RDF is used in nodel as a bridge and as a brain; some projects like OpenGuides output it directly; others like EVNT use custom formats which can be very easily translated into and out of an RDF graph model, which then is used to multiplex a lot of different data sources together. The dullest part of the work in dealing with, for example, the myriad slight format variations of RSS feeds, can be obviated by translating them all into the same underlying model, bypassing the need to think about how differently formatted data structures are stored differently; they're all reducible into a common concept graph.

I've found it can be very hard to communicate the small core of a big vision. I stalled development work on nodel after it reached a usable alpha because of the biggest impedance mismatch of all; my own lack of skill in thinking and working in a visually effective way on the applications i build; and no resource to spend on working the vision into the brain of a good UI designer. (UI designers who are prepared to do open source, freetime work seem impossibly hard to come by). I've taken a break from it for the last few months, and spent most of that time very enjoyably reading urban planning classics and making soft furnishings, but i hope to find energy to go back and file off its sharp or broken edges, in another couple of months. (and shift it from using the cheetah templating system to the kid one... but that's a rather dull story).

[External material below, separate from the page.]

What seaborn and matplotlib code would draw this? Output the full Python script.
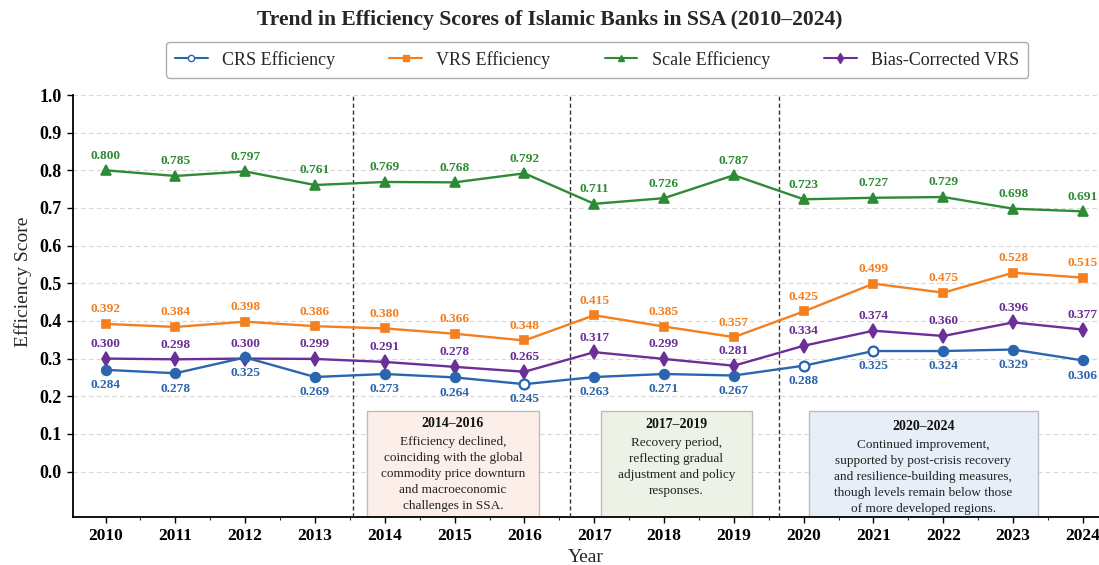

The RDF-driven semantic web gave me the opportunity to collaborate-without-really-trying with a lot of brilliant people. It led me to meet Schuyler and Rich and co-create Mapping Hacks with contributions and inspirations from a lot of those brilliant people. So many of the techniques and stances that are now taken for granted by those people trying to transcend the commercial view of 'Web 2.0' - information mashups, navigation through social networks, wiki-nature geoannotation - came directly from experimental work on RDF and the first couple of waves of interest in the Semantic Web Thing.

I wish technology wasn't so full of "religious wars". I wish the funding structures of arts and academic research projects weren't so biased towards moving on to the "next thing", to pushing the envelope rather than posting the envelope. But mostly, i wish these ad-hominem attack stances towards different sets of 'innovators' with different strategies for building, didn't feel so bloody personal.